Plain-English factor descriptions — each top factor is translated into a sentence like “Your vehicle damage history increases your re-shopping likelihood by 34%.” No one should need to understand SHAP values to use this tool.
Counterfactual suggestions — the app identifies the single most actionable change that would move the customer’s score. This is the feature with the largest SHAP magnitude among features the customer could realistically influence.
// honest limitations
This model is trained on Indian market insurance data. Premium ranges, region codes, and sales channels are India-specific. Applying it directly to North American customers would require recalibration at minimum.
We predict re-shopping propensity, not actual savings. A customer flagged as “likely to save” may or may not find a better price when they actually compare quotes.

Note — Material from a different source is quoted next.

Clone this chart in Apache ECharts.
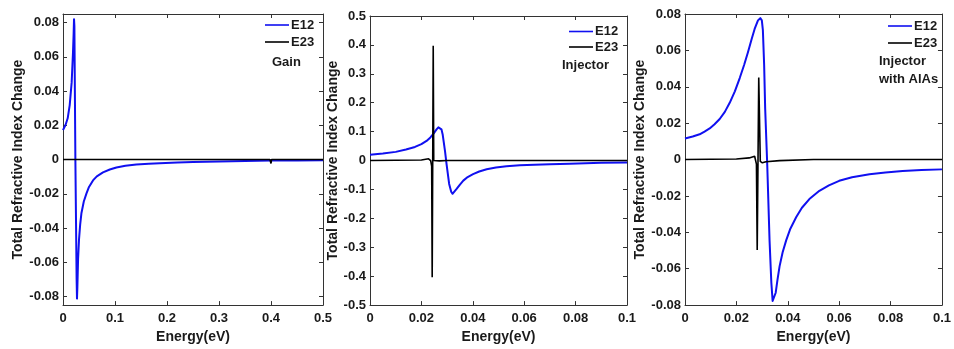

The Previously_Insured feature’s near-perfect predictive power warrants serious investigation before production deployment. If it’s genuinely this predictive, the model barely needs other features. If it’s leakage, the model’s real performance is worse than reported.
SMOTE generates synthetic data points by interpolating between existing minority samples. These are plausible but not real customers. The synthetic distribution should be validated against domain expertise before any production use.